First, legged robots today require manual specifications of desired behaviors and fail to learn from their human and animal counterparts. We introduce SLoMo, a first-of-its-kind framework for transferring skilled motions from casually captured videos of humans and animals to legged robots. From a monocular RGB video, SLoMo synthesizes physically plausible trajectories for downstream offline trajectory optimization and online predictive control of quadruped or humanoid robots. We demonstrate SLoMo by transferring cat and dog motions to quadruped robot hardware and human motions to a simulated humanoid robot.
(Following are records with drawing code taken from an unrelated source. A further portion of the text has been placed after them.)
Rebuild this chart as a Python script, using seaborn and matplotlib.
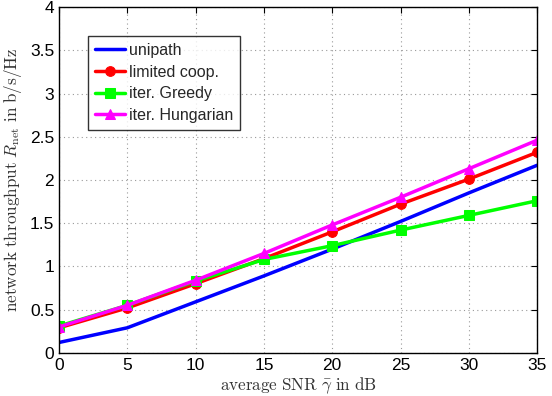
import matplotlib
matplotlib.use("Agg")
import matplotlib.pyplot as plt
import seaborn as sns
import pandas as pd

snr_db = [0, 5, 10, 15, 20, 25, 30, 35]
unipath = [0.12, 0.29, 0.59, 0.89, 1.20, 1.52, 1.85, 2.17]
limited_coop = [0.29, 0.52, 0.80, 1.09, 1.40, 1.72, 2.01, 2.32]
iter_greedy = [0.31, 0.55, 0.83, 1.08, 1.24, 1.42, 1.59, 1.76]
iter_hungarian = [0.30, 0.55, 0.84, 1.15, 1.48, 1.80, 2.13, 2.46]

series_names = ["unipath", "limited coop.", "iter. Greedy", "iter. Hungarian"]
series_vals = [unipath, limited_coop, iter_greedy, iter_hungarian]
colors = ["#0000ff", "#ff0000", "#00ff00", "#ff00ff"]
markers = [None, "o", "s", "^"]

sns.set_style("white")
plt.rcParams["font.family"] = ["Liberation Sans", "DejaVu Sans"]
plt.rcParams["mathtext.fontset"] = "cm"

fig = plt.figure(figsize=(5.52, 3.96), dpi=100)
ax = fig.add_axes([0.107, 0.109, 0.866, 0.873])

for name, vals, c, m in zip(series_names, series_vals, colors, markers):
    df = pd.DataFrame({"x": snr_db, "y": vals})
    kw = dict(marker=m, markersize=7, markeredgecolor=c, markerfacecolor=c) if m else {}
    sns.lineplot(data=df, x="x", y="y", ax=ax, color=c, linewidth=2.5, label=name, **kw)

ax.set_xlim(0, 35)
ax.set_ylim(0, 4)
ax.set_xticks(range(0, 36, 5))
ax.set_yticks([0, 0.5, 1, 1.5, 2, 2.5, 3, 3.5, 4])
ax.set_yticklabels(["0", "0.5", "1", "1.5", "2", "2.5", "3", "3.5", "4"])
ax.tick_params(direction="in", length=4, labelsize=12.5, colors="black", top=True, right=True)
ax.grid(True, linestyle=(0, (1, 3)), color="#999999", linewidth=0.8)
for s in ax.spines.values():
    s.set_color("black")
    s.set_linewidth(1.0)

ax.set_xlabel(r"$\mathrm{average\ SNR\ }\bar{\gamma}\mathrm{\ in\ dB}$", fontsize=12.3, color="#333333", labelpad=2)
ax.set_ylabel(r"$\mathrm{network\ throughput\ }R_{\mathrm{net}}\mathrm{\ in\ b/s/Hz}$", fontsize=12.3, color="#333333", labelpad=4)

leg = ax.legend(loc="upper left", bbox_to_anchor=(0.061, 0.916), fontsize=11.5, frameon=True,
                fancybox=False, edgecolor="black", handlelength=1.9, handletextpad=0.25,
                borderpad=0.42, labelspacing=0.42, borderaxespad=0)
leg.get_frame().set_linewidth(1.0)

fig.savefig("out.png", dpi=100)
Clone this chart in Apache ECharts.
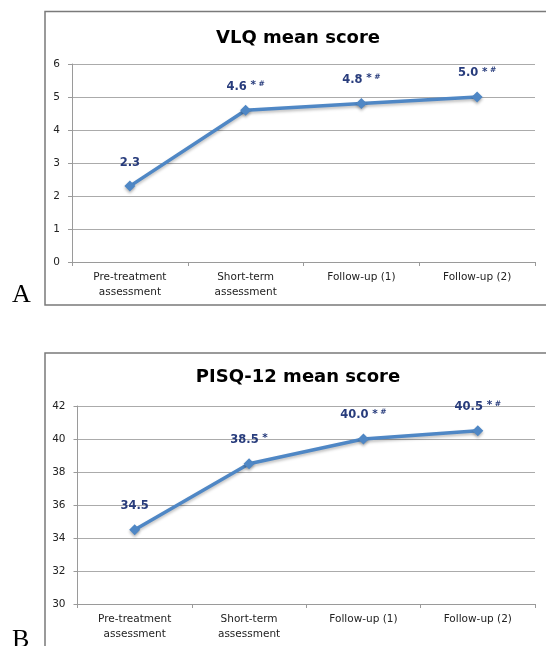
<!DOCTYPE html>
<html><head><meta charset="utf-8">
<script src="https://cdn.jsdelivr.net/npm/echarts@6/dist/echarts.min.js"></script>
<style>html,body{margin:0;padding:0;background:#fff}#c{width:546px;height:646px}</style>
</head><body><div id="c"></div>
<script>
// ---- data ----
const categories = ['Pre-treatment\nassessment', 'Short-term\nassessment', 'Follow-up (1)', 'Follow-up (2)'];
const vlqValues = [2.3, 4.6, 4.8, 5.0];
const vlqMarks = ['', '*#', '*#', '*#'];
const pisqValues = [34.5, 38.5, 40.0, 40.5];
const pisqMarks = ['', '*', '*#', '*#'];
const vlqTicks = [0, 1, 2, 3, 4, 5, 6];
const pisqTicks = [30, 32, 34, 36, 38, 40, 42];
const titleA = 'VLQ mean score';
const titleB = 'PISQ-12 mean score';

// ---- styling ----
const LINE = '#4F87C5';
const LABEL = '#283C7C';
const GRID_C = '#ABABAB';
const AX_C = '#9A9A9A';
const FONT = '"DejaVu Sans", Verdana, sans-serif';

function labelFmt(marks) {
  return function (p) {
    const m = marks[p.dataIndex];
    let s = '{v|' + p.value.toFixed(1) + '}';
    if (m.indexOf('*') >= 0) s += '{a| *}';
    if (m.indexOf('#') >= 0) s += '{h| #}';
    return s;
  };
}
const rich = {
  v: { fontFamily: FONT, fontWeight: 'bold', fontSize: 11.5, color: LABEL, lineHeight: 14 },
  a: { fontFamily: FONT, fontWeight: 'bold', fontSize: 10.5, color: LABEL, lineHeight: 14, verticalAlign: 'top' },
  h: { fontFamily: FONT, fontWeight: 'bold', fontSize: 7.5, color: LABEL, lineHeight: 14, verticalAlign: 'top' }
};

function xAx(gi) {
  return {
    type: 'category', gridIndex: gi, data: categories, boundaryGap: true,
    axisLine: { lineStyle: { color: AX_C, width: 1 } },
    axisTick: { show: true, length: 4, lineStyle: { color: AX_C } },
    axisLabel: { fontFamily: FONT, fontSize: 10.5, color: '#222', margin: 8, lineHeight: 15, interval: 0 },
    splitLine: { show: false }
  };
}
function yAx(gi, ticks) {
  return {
    type: 'value', gridIndex: gi, min: ticks[0], max: ticks[ticks.length - 1],
    interval: ticks[1] - ticks[0],
    axisLine: { show: true, lineStyle: { color: AX_C, width: 1 } },
    axisTick: { show: true, length: 4, lineStyle: { color: AX_C } },
    axisLabel: { fontFamily: FONT, fontSize: 10.5, color: '#222', margin: 12 },
    splitLine: { show: true, lineStyle: { color: GRID_C, width: 1 } }
  };
}
function ser(gi, values, marks) {
  return {
    type: 'line', xAxisIndex: gi, yAxisIndex: gi, data: values,
    symbol: 'diamond', symbolSize: 11,
    lineStyle: { color: LINE, width: 3.5, shadowColor: 'rgba(0,0,0,0.25)', shadowBlur: 3, shadowOffsetY: 2 },
    itemStyle: { color: LINE, shadowColor: 'rgba(0,0,0,0.3)', shadowBlur: 3, shadowOffsetY: 2 },
    label: { show: true, position: 'top', distance: 11, formatter: labelFmt(marks), rich: rich },
    animation: false
  };
}

const chart = echarts.init(document.getElementById('c'), null, { renderer: 'canvas' });
chart.setOption({
  animation: false,
  grid: [
    { left: 72, right: 11, top: 64, height: 198 },
    { left: 77.5, right: 11, top: 406, height: 198 }
  ],
  xAxis: [xAx(0), xAx(1)],
  yAxis: [yAx(0, vlqTicks), yAx(1, pisqTicks)],
  series: [ser(0, vlqValues, vlqMarks), ser(1, pisqValues, pisqMarks)],
  graphic: [
    { type: 'rect', shape: { x: 45, y: 11.5, width: 520, height: 293.5 }, style: { fill: 'none', stroke: '#7A7A7A', lineWidth: 1.5 }, z: -1 },
    { type: 'rect', shape: { x: 45, y: 353, width: 520, height: 320 }, style: { fill: 'none', stroke: '#7A7A7A', lineWidth: 1.5 }, z: -1 },
    { type: 'text', style: { text: titleA, x: 298, y: 38, align: 'center', verticalAlign: 'middle', font: 'bold 18px "DejaVu Sans", Verdana, sans-serif', fill: '#000' } },
    { type: 'text', style: { text: titleB, x: 298, y: 377, align: 'center', verticalAlign: 'middle', font: 'bold 18px "DejaVu Sans", Verdana, sans-serif', fill: '#000' } },
    { type: 'text', style: { text: 'A', x: 12, y: 308, align: 'left', verticalAlign: 'bottom', font: '26px "Liberation Serif", serif', fill: '#000' } },
    { type: 'text', style: { text: 'B', x: 12, y: 653, align: 'left', verticalAlign: 'bottom', font: '26px "Liberation Serif", serif', fill: '#000' } }
  ]
});
</script></body></html>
Second, current model-predictive control (MPC) for legged systems often resort to simplified models due to computational limitations in real-time settings. This is due to the high dimensionality of these robots and the reliance of existing numerical optimization algorithms on fundamentally serial, CPU-friendly linear algebra routines. We leverage advancements in GPU parallelization by developing a quadratic programming (QP) solver that uses only GPU-friendly operations. We refer to our solver as ReLU-QP, thanks to its computational similarities to inferencing a deep neural network with rectified linear unit (ReLU) activation functions. Across benchmarks on solving random QPs and high-dimensional MPC tasks in simulation, including balancing a full-order Atlas humanoid robot on one foot under control limits, ReLU-QP shows an order-of-magnitude speed improvement over state-of-the-art CPU-based QP solvers and solves MPC for modern legged robots at kilohertz rates.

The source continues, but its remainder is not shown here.